Please, without the pictures, retype exactly the lines from the start of the material through the line that holds "from bokeh.resources import INLINE".

┌──

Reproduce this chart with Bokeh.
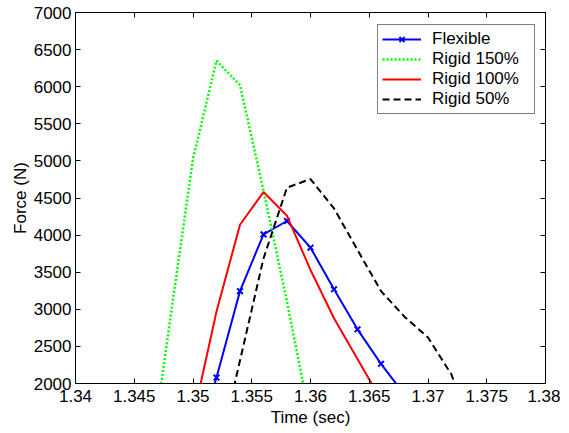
from bokeh.plotting import figure
from bokeh.models import Range1d, FixedTicker, LinearAxis, Legend
from bokeh.embed import file_html
from bokeh.resources import INLINE

# ---- data ----
t_flex = [1.350, 1.352, 1.354, 1.356, 1.358, 1.360, 1.362, 1.364, 1.366, 1.368]
f_flex = [1000, 2080, 3245, 4010, 4190, 3830, 3270, 2730, 2265, 1850]

t_r150 = [1.346, 1.348, 1.350, 1.352, 1.354, 1.356, 1.358, 1.360]
f_r150 = [500, 2800, 5030, 6350, 6020, 4600, 3100, 1500]

t_r100 = [1.350, 1.352, 1.354, 1.356, 1.358, 1.360, 1.362, 1.364, 1.366]
f_r100 = [1530, 2970, 4140, 4580, 4260, 3530, 2880, 2330, 1780]

t_r50 = [1.352, 1.354, 1.356, 1.358, 1.360, 1.362, 1.364, 1.366, 1.368, 1.370, 1.372, 1.374]
f_r50 = [935, 2310, 3685, 4640, 4755, 4360, 3800, 3245, 2900, 2620, 2120, 1200]

x_ticks = [1.34, 1.345, 1.35, 1.355, 1.36, 1.365, 1.37, 1.375, 1.38]
x_tick_labels = ["1.34", "1.345", "1.35", "1.355", "1.36", "1.365", "1.37", "1.375", "1.38"]
y_ticks = [2000, 2500, 3000, 3500, 4000, 4500, 5000, 5500, 6000, 6500, 7000]

FONT = "Liberation Sans"
FS = "17px"

p = figure(width=560, height=430, output_backend="svg", toolbar_location=None,
           x_range=Range1d(1.34, 1.38), y_range=Range1d(2000, 7000),
           min_border_left=75, min_border_right=15, min_border_top=12, min_border_bottom=47)
p.background_fill_color = "white"
p.border_fill_color = "white"
p.outline_line_color = "black"
p.outline_line_width = 1
p.xgrid.visible = False
p.ygrid.visible = False

p.xaxis.ticker = FixedTicker(ticks=x_ticks)
p.xaxis.major_label_overrides = {x: s for x, s in zip(x_ticks, x_tick_labels)}
p.yaxis.ticker = FixedTicker(ticks=y_ticks)
p.xaxis.axis_label = "Time (sec)"
p.yaxis.axis_label = "Force (N)"

for ax in [p.xaxis[0], p.yaxis[0]]:
    ax.major_label_text_font = FONT
    ax.major_label_text_font_size = FS
    ax.major_label_text_color = "black"
    ax.axis_label_text_font = FONT
    ax.axis_label_text_font_size = FS
    ax.axis_label_text_font_style = "normal"
    ax.axis_label_text_color = "black"
    ax.major_tick_in = 5
    ax.major_tick_out = 0
    ax.minor_tick_line_color = None
    ax.axis_line_color = "black"
    ax.major_tick_line_color = "black"
    ax.major_label_standoff = 4
p.xaxis.major_label_standoff = 6
p.yaxis.axis_label_standoff = 1
p.xaxis.axis_label_standoff = 3

# mirrored ticks on top and right (no labels)
top = LinearAxis(ticker=FixedTicker(ticks=x_ticks),
                 major_label_overrides={x: "" for x in x_ticks},
                 major_tick_in=5, major_tick_out=0, minor_tick_line_color=None,
                 major_label_standoff=0)
right = LinearAxis(ticker=FixedTicker(ticks=y_ticks),
                   major_label_overrides={y: "" for y in y_ticks},
                   major_tick_in=5, major_tick_out=0, minor_tick_line_color=None,
                   major_label_standoff=0)
p.add_layout(top, "above")
p.add_layout(right, "right")

r_flex_l = p.line(t_flex, f_flex, line_color="#0000FF", line_width=2)
r_flex_m = p.scatter(t_flex, f_flex, marker="x", size=8, line_color="#0000FF", line_width=2)
r150 = p.line(t_r150, f_r150, line_color="#00FF00", line_width=2.5, line_dash="2 2")
r100 = p.line(t_r100, f_r100, line_color="#FF0000", line_width=2)
r50 = p.line(t_r50, f_r50, line_color="black", line_width=2, line_dash="7 4")

legend = Legend(items=[("Flexible", [r_flex_l, r_flex_m]),
                       ("Rigid 150%", [r150]),
                       ("Rigid 100%", [r100]),
                       ("Rigid 50%", [r50])],
                location=(302, 269))
legend.label_text_font = FONT
legend.label_text_font_size = FS
legend.label_text_color = "black"
legend.border_line_color = "black"
legend.border_line_width = 1
legend.background_fill_alpha = 1
legend.padding = 4
legend.spacing = 0
legend.margin = 0
legend.glyph_width = 39
legend.glyph_height = 18
legend.label_height = 18
legend.label_standoff = 11
legend.label_width = 98
p.add_layout(legend, "center")

open("out.html", "w").write(file_html(p, INLINE))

└──

COMPLETE ANSWER:
Reproduce this chart with Bokeh.
from bokeh.plotting import figure
from bokeh.models import Range1d, FixedTicker, LinearAxis, Legend
from bokeh.embed import file_html
from bokeh.resources import INLINE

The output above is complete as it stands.